Thursday, October 27, 2005

What I'm Listening To

"American Jukebox Fables," Ellis Paul. Our wonderful local NPR station brought him to play free in the riverside park this summer, and we bought the CD.

I keep hitting 3 on the little stereo remote over and over so I can obsessively listen to this catchy chorus:

"If you want to run/I'll pack my suitcase/
And if you want to stay,/I'll make a front door key/
and if you need space/To fly free,/
take all the sky you need"

I liked it better before I checked the liner notes and understood that a woman was speaking, because although it is very nice to give your partner of any sex some space, I'm more impressed when a man does it for a woman. Others have written this song before, notably Todd Rundgren, perhaps the underrated musical genius of the 20th century; but good themes bear repetition.

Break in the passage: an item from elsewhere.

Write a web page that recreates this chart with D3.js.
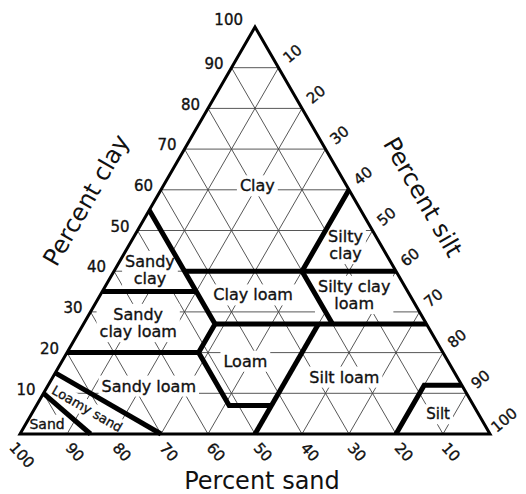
<!DOCTYPE html>
<html>
<head>
<meta charset="utf-8">
<script src="https://cdn.jsdelivr.net/npm/d3@7"></script>
<style>
  body { margin: 0; background: #fff; }
  text { font-family: "DejaVu Sans", Verdana, sans-serif; fill: #111; }
  .heavy { stroke: #111; stroke-width: 0.35px; }
</style>
</head>
<body>
<svg id="chart" width="526" height="494"></svg>
<script>
// tick values on each side (percent)
const ticks = [10, 20, 30, 40, 50, 60, 70, 80, 90, 100];
const gridSteps = [10, 20, 30, 40, 50, 60, 70, 80, 90];

// texture class boundaries, points as [clay, silt]
const boundaries = [
  [[55, 0], [27, 28], [20, 28], [7, 41], [7, 50]],   // sand 45 / loam edge
  [[35, 0], [35, 20]],                               // sandy clay / sandy clay loam
  [[40, 15], [40, 60]],                              // clay 40
  [[60, 40], [40, 40], [27, 53]],                    // silty clay / silty clay loam
  [[27, 28], [27, 73]],                              // clay 27
  [[20, 0], [20, 28]],                               // clay 20
  [[0, 50], [27, 50]],                               // silt 50
  [[0, 80], [12, 80], [12, 88]],                     // silt
  [[15, 0], [0, 30]],                                // loamy sand
  [[10, 0], [0, 15]]                                 // sand
];

// class names, placed at [clay, silt]
const classNames = [
  { lines: ['Clay'], clay: 61, silt: 20, size: 16 },
  { lines: ['Silty', 'clay'], clay: 46.5, silt: 46, size: 16 },
  { lines: ['Sandy', 'clay'], clay: 40.3, silt: 7.5, size: 16 },
  { lines: ['Clay loam'], clay: 34.2, silt: 32.5, size: 16 },
  { lines: ['Silty clay', 'loam'], clay: 34.2, silt: 54, size: 16 },
  { lines: ['Sandy', 'clay loam'], clay: 27.3, silt: 11.5, size: 16 },
  { lines: ['Loam'], clay: 17.9, silt: 39, size: 16 },
  { lines: ['Silt loam'], clay: 14, silt: 62, size: 16 },
  { lines: ['Sandy loam'], clay: 11.8, silt: 21.5, size: 16 },
  { lines: ['Silt'], clay: 4.9, silt: 86.5, size: 15 },
  { lines: ['Loamy sand'], clay: 6.2, silt: 11.2, size: 13, angle: 30 },
  { lines: ['Sand'], clay: 2.5, silt: 4.5, size: 14 }
];

const svg = d3.select('#chart');

// horizontal position follows silt + clay/2, vertical follows clay
const x = d3.scaleLinear().domain([0, 100]).range([20, 490]);
const y = d3.scaleLinear().domain([0, 100]).range([434, 27]);
const pt = (clay, silt) => [x(silt + clay / 2), y(clay)];

const line = d3.line();

// thin grid
const grid = svg.append('g')
  .attr('stroke', '#444')
  .attr('stroke-width', 0.9)
  .attr('fill', 'none');

gridSteps.forEach(v => {
  grid.append('path').attr('d', line([pt(v, 0), pt(v, 100 - v)]));          // clay
  grid.append('path').attr('d', line([pt(0, v), pt(100 - v, v)]));          // silt
  grid.append('path').attr('d', line([pt(0, 100 - v), pt(100 - v, 0)]));    // sand
});

// class labels with white knockout
const labels = svg.append('g');
classNames.forEach(d => {
  const [cx, cy] = pt(d.clay, d.silt);
  const g = labels.append('g')
    .attr('transform', `translate(${cx},${cy}) rotate(${d.angle || 0})`);
  const lh = d.size * 1.08;
  const t = g.append('text')
    .attr('class', 'heavy')
    .attr('text-anchor', 'middle')
    .attr('font-size', d.size);
  d.lines.forEach((s, i) => {
    t.append('tspan')
      .attr('x', 0)
      .attr('y', (i - (d.lines.length - 1) / 2) * lh)
      .attr('dy', '0.35em')
      .text(s);
  });
  const bb = t.node().getBBox();
  g.insert('rect', 'text')
    .attr('x', bb.x - 3)
    .attr('y', bb.y - 1)
    .attr('width', bb.width + 6)
    .attr('height', bb.height + 2)
    .attr('fill', '#fff');
});

// class boundaries
svg.append('g')
  .attr('stroke', '#000')
  .attr('stroke-width', 5)
  .attr('fill', 'none')
  .attr('stroke-linejoin', 'miter')
  .selectAll('path')
  .data(boundaries)
  .join('path')
  .attr('d', d => line(d.map(p => pt(p[0], p[1]))));

// outline
svg.append('path')
  .attr('d', line([pt(0, 0), pt(100, 0), pt(0, 100)]) + 'Z')
  .attr('fill', 'none')
  .attr('stroke', '#000')
  .attr('stroke-width', 3)
  .attr('stroke-linejoin', 'miter');

// clay ticks (left side)
svg.append('g').selectAll('text')
  .data(ticks)
  .join('text')
  .attr('class', 'heavy')
  .attr('x', d => pt(d, 0)[0] - (d === 100 ? 12 : 8))
  .attr('y', d => pt(d, 0)[1] - (d === 100 ? 7 : 4))
  .attr('dy', '0.35em')
  .attr('text-anchor', 'end')
  .attr('font-size', 15)
  .text(d => d);

// silt ticks (right side)
svg.append('g').selectAll('text')
  .data(ticks)
  .join('text')
  .attr('class', 'heavy')
  .attr('transform', d => {
    const [px, py] = pt(100 - d, d);
    return `translate(${px + 14},${py - 14}) rotate(-40)`;
  })
  .attr('dy', '0.35em')
  .attr('text-anchor', 'middle')
  .attr('font-size', 15)
  .text(d => d);

// sand ticks (bottom)
svg.append('g').selectAll('text')
  .data(ticks)
  .join('text')
  .attr('class', 'heavy')
  .attr('transform', d => {
    const [px, py] = pt(0, 100 - d);
    return `translate(${px + (d === 100 ? 2 : 8)},${py + (d === 100 ? 21 : 18)}) rotate(48)`;
  })
  .attr('dy', '0.35em')
  .attr('text-anchor', 'middle')
  .attr('font-size', 15)
  .text(d => d);

// axis titles
svg.append('text')
  .attr('transform', 'translate(86,200) rotate(-60)')
  .attr('text-anchor', 'middle')
  .attr('dy', '0.35em')
  .attr('font-size', 24)
  .text('Percent clay');

svg.append('text')
  .attr('transform', 'translate(423,197) rotate(60)')
  .attr('text-anchor', 'middle')
  .attr('dy', '0.35em')
  .attr('font-size', 24)
  .text('Percent silt');

svg.append('text')
  .attr('x', 262)
  .attr('y', 489)
  .attr('text-anchor', 'middle')
  .attr('font-size', 24)
  .text('Percent sand');
</script>
</body>
</html>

On the same album I'm liking the very catchy and upbeat (unusual for me to obsessively repeat an upbeat song)* "Alice's Champagne Palace," despite this incredibly cheesy rhyme:

"Alice will pour you a cold one,/You go ahead and ask her,/if you're running away to Alaska."

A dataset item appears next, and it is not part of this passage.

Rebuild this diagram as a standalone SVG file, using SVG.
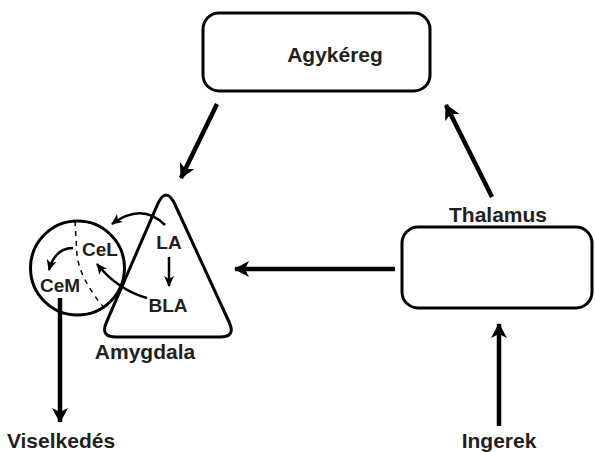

It actually makes you start to feel that it would be fun to run away to Alaska and work in a cannery...unless, of course, you had three children a marriage and a whole life on the East Coast. Yeah. Also, and this seems so unfair, even when I was footloose and fancy free, for a woman (and especially a woman from a family like mine) something like running away to Alaska never seems to be on the list of options. Anyway, to redeem itself the song also has this great line:

"I guess sometimes you gotta go/to the end of the earth/just to turn yourself around."

And sometimes you just have to get the youngest kid off to school. :)

*Edited to say: actually not so unusual, thinking about it. About two years ago I was obsessively repeating "I Don't Know What It Is" and "14th Street" from Rufus Wainwright's "Want One." They are still awesome. Too bad "Want Two" pretty much stank. I really prefer my music's sexual content to be sufficiently veiled that I can play it in front of my children. Is that wrong?